Recorded data:
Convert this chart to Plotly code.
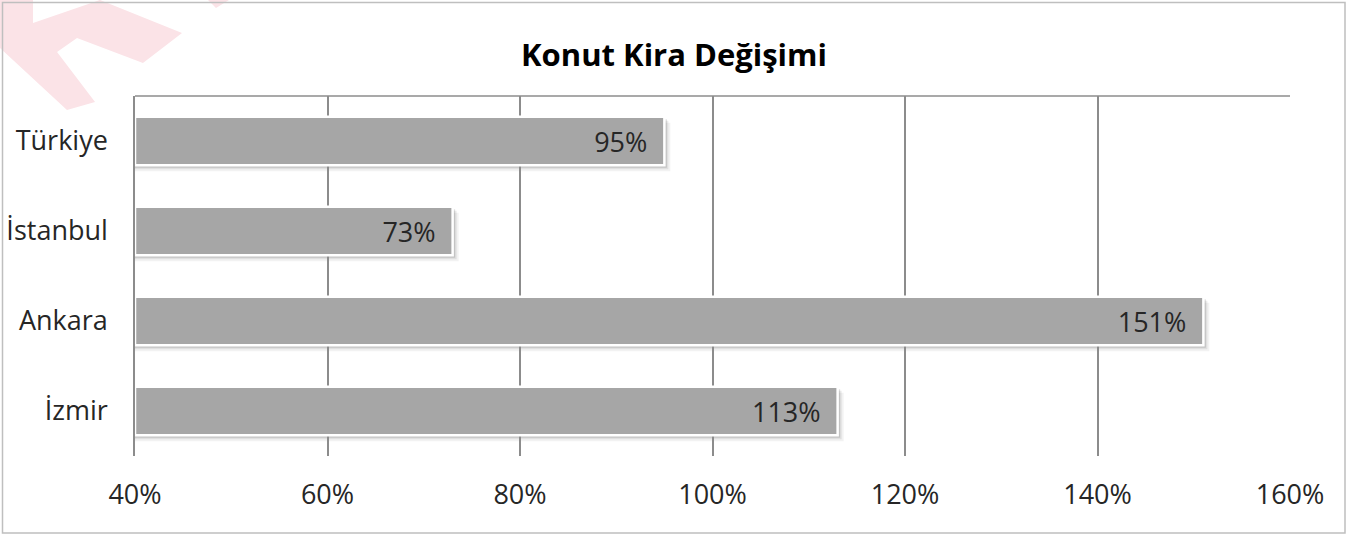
import plotly.graph_objects as go

categories = ["Türkiye", "İstanbul", "Ankara", "İzmir"]
values = [95, 73, 151, 113]
labels = ["95%", "73%", "151%", "113%"]
tick_vals = [40, 60, 80, 100, 120, 140, 160]
tick_text = ["40%", "60%", "80%", "100%", "120%", "140%", "160%"]
title_text = "Konut Kira Değişimi"

W, H = 1360, 536
ML, MR, MT, MB = 135, 70, 96, 80
PW, PH = W - ML - MR, H - MT - MB
FONT = "Open Sans"
BAR_W = 0.54


def px(xp, yp):
    """figure pixel -> paper coordinates"""
    return (xp - ML) / PW, (MT + PH - yp) / PH


fig = go.Figure()
fig.add_trace(go.Bar(
    y=categories, x=[v - 40 for v in values], base=40, orientation="h",
    width=BAR_W,
    marker=dict(color="#a6a6a6", line=dict(color="#ffffff", width=2.5)),
    text=[t + "\u00a0\u00a0" for t in labels], textposition="inside", insidetextanchor="end",
    textfont=dict(family=FONT, size=27, color="#262626"),
    hoverinfo="skip",
))

shapes = []
# decorative watermark (page corner)
wm = [(0, 0), (33, 0), (33, 23), (100, 0), (182, 33), (143, 63), (77, 38), (57, 52),
      (95, 102), (67, 110), (0, 48)]
path = "M " + " L ".join(f"{px(a, b)[0]:.4f},{px(a, b)[1]:.4f}" for a, b in wm) + " Z"
shapes.append(dict(type="path", xref="paper", yref="paper", path=path,
                   fillcolor="#fbe3e7", line=dict(width=0), layer="below"))
wm2 = [(208, 0), (229, 0), (216, 8)]
path2 = "M " + " L ".join(f"{px(a, b)[0]:.4f},{px(a, b)[1]:.4f}" for a, b in wm2) + " Z"
shapes.append(dict(type="path", xref="paper", yref="paper", path=path2,
                   fillcolor="#fbe3e7", line=dict(width=0), layer="below"))

# soft shadows derived from the data (drawn below the bars)
px_x = 120 / PW  # data units per pixel on x
for i, v in enumerate(values):
    for k, op in [(6, 0.05), (4, 0.08), (2.5, 0.12)]:
        shapes.append(dict(
            type="rect", xref="x", yref="y", layer="below",
            x0=40, x1=v + k * px_x,
            y0=i - BAR_W / 2 + k / 90, y1=i + BAR_W / 2 + k / 90,
            fillcolor=f"rgba(0,0,0,{op})", line=dict(width=0),
        ))
# top border of plot area
shapes.append(dict(type="line", xref="paper", yref="paper", x0=0, x1=1, y0=1, y1=1,
                   line=dict(color="#8c8c8c", width=1.5)))
# outer chart border
bx0, by0 = px(2.5, 533)
bx1, by1 = px(1345, 2.5)
shapes.append(dict(type="rect", xref="paper", yref="paper",
                   x0=bx0, x1=bx1, y0=by0, y1=by1,
                   line=dict(color="#bfbfbf", width=1.5), fillcolor="rgba(0,0,0,0)", layer="below"))

fig.update_layout(
    width=W, height=H,
    margin=dict(l=ML, r=MR, t=MT, b=MB),
    paper_bgcolor="white", plot_bgcolor="white",
    showlegend=False,
    shapes=shapes,
    title=dict(text=f"<b>{title_text}</b>", x=674 / W, xref="container",
               xanchor="center", y=1 - 55 / H, yref="container", yanchor="middle",
               font=dict(family=FONT, size=31, color="#000000")),
    xaxis=dict(range=[40, 160], tickvals=tick_vals, ticktext=tick_text,
               showgrid=True, gridcolor="#8c8c8c", gridwidth=1.5, automargin=False,
               zeroline=False, showline=False, ticks="",
               tickfont=dict(family=FONT, size=27, color="#262626"), ticklabelstandoff=20),
    yaxis=dict(categoryorder="array", categoryarray=categories, autorange="reversed",
               showgrid=False, showline=True, linecolor="#8c8c8c", linewidth=1.5, automargin=False,
               ticks="", tickfont=dict(family=FONT, size=27, color="#262626"), ticklabelstandoff=20),
)

fig.write_html("out.html", config={"displayModeBar": False},
               post_script="document.body.style.margin='0px';")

To be done:
Copy the data word for word. Pictures do not go in the copy.

Final answer:
Convert this chart to Plotly code.
import plotly.graph_objects as go

categories = ["Türkiye", "İstanbul", "Ankara", "İzmir"]
values = [95, 73, 151, 113]
labels = ["95%", "73%", "151%", "113%"]
tick_vals = [40, 60, 80, 100, 120, 140, 160]
tick_text = ["40%", "60%", "80%", "100%", "120%", "140%", "160%"]
title_text = "Konut Kira Değişimi"

W, H = 1360, 536
ML, MR, MT, MB = 135, 70, 96, 80
PW, PH = W - ML - MR, H - MT - MB
FONT = "Open Sans"
BAR_W = 0.54


def px(xp, yp):
    """figure pixel -> paper coordinates"""
    return (xp - ML) / PW, (MT + PH - yp) / PH


fig = go.Figure()
fig.add_trace(go.Bar(
    y=categories, x=[v - 40 for v in values], base=40, orientation="h",
    width=BAR_W,
    marker=dict(color="#a6a6a6", line=dict(color="#ffffff", width=2.5)),
    text=[t + "\u00a0\u00a0" for t in labels], textposition="inside", insidetextanchor="end",
    textfont=dict(family=FONT, size=27, color="#262626"),
    hoverinfo="skip",
))

shapes = []
# decorative watermark (page corner)
wm = [(0, 0), (33, 0), (33, 23), (100, 0), (182, 33), (143, 63), (77, 38), (57, 52),
      (95, 102), (67, 110), (0, 48)]
path = "M " + " L ".join(f"{px(a, b)[0]:.4f},{px(a, b)[1]:.4f}" for a, b in wm) + " Z"
shapes.append(dict(type="path", xref="paper", yref="paper", path=path,
                   fillcolor="#fbe3e7", line=dict(width=0), layer="below"))
wm2 = [(208, 0), (229, 0), (216, 8)]
path2 = "M " + " L ".join(f"{px(a, b)[0]:.4f},{px(a, b)[1]:.4f}" for a, b in wm2) + " Z"
shapes.append(dict(type="path", xref="paper", yref="paper", path=path2,
                   fillcolor="#fbe3e7", line=dict(width=0), layer="below"))

# soft shadows derived from the data (drawn below the bars)
px_x = 120 / PW  # data units per pixel on x
for i, v in enumerate(values):
    for k, op in [(6, 0.05), (4, 0.08), (2.5, 0.12)]:
        shapes.append(dict(
            type="rect", xref="x", yref="y", layer="below",
            x0=40, x1=v + k * px_x,
            y0=i - BAR_W / 2 + k / 90, y1=i + BAR_W / 2 + k / 90,
            fillcolor=f"rgba(0,0,0,{op})", line=dict(width=0),
        ))
# top border of plot area
shapes.append(dict(type="line", xref="paper", yref="paper", x0=0, x1=1, y0=1, y1=1,
                   line=dict(color="#8c8c8c", width=1.5)))
# outer chart border
bx0, by0 = px(2.5, 533)
bx1, by1 = px(1345, 2.5)
shapes.append(dict(type="rect", xref="paper", yref="paper",
                   x0=bx0, x1=bx1, y0=by0, y1=by1,
                   line=dict(color="#bfbfbf", width=1.5), fillcolor="rgba(0,0,0,0)", layer="below"))

fig.update_layout(
    width=W, height=H,
    margin=dict(l=ML, r=MR, t=MT, b=MB),
    paper_bgcolor="white", plot_bgcolor="white",
    showlegend=False,
    shapes=shapes,
    title=dict(text=f"<b>{title_text}</b>", x=674 / W, xref="container",
               xanchor="center", y=1 - 55 / H, yref="container", yanchor="middle",
               font=dict(family=FONT, size=31, color="#000000")),
    xaxis=dict(range=[40, 160], tickvals=tick_vals, ticktext=tick_text,
               showgrid=True, gridcolor="#8c8c8c", gridwidth=1.5, automargin=False,
               zeroline=False, showline=False, ticks="",
               tickfont=dict(family=FONT, size=27, color="#262626"), ticklabelstandoff=20),
    yaxis=dict(categoryorder="array", categoryarray=categories, autorange="reversed",
               showgrid=False, showline=True, linecolor="#8c8c8c", linewidth=1.5, automargin=False,
               ticks="", tickfont=dict(family=FONT, size=27, color="#262626"), ticklabelstandoff=20),
)

fig.write_html("out.html", config={"displayModeBar": False},
               post_script="document.body.style.margin='0px';")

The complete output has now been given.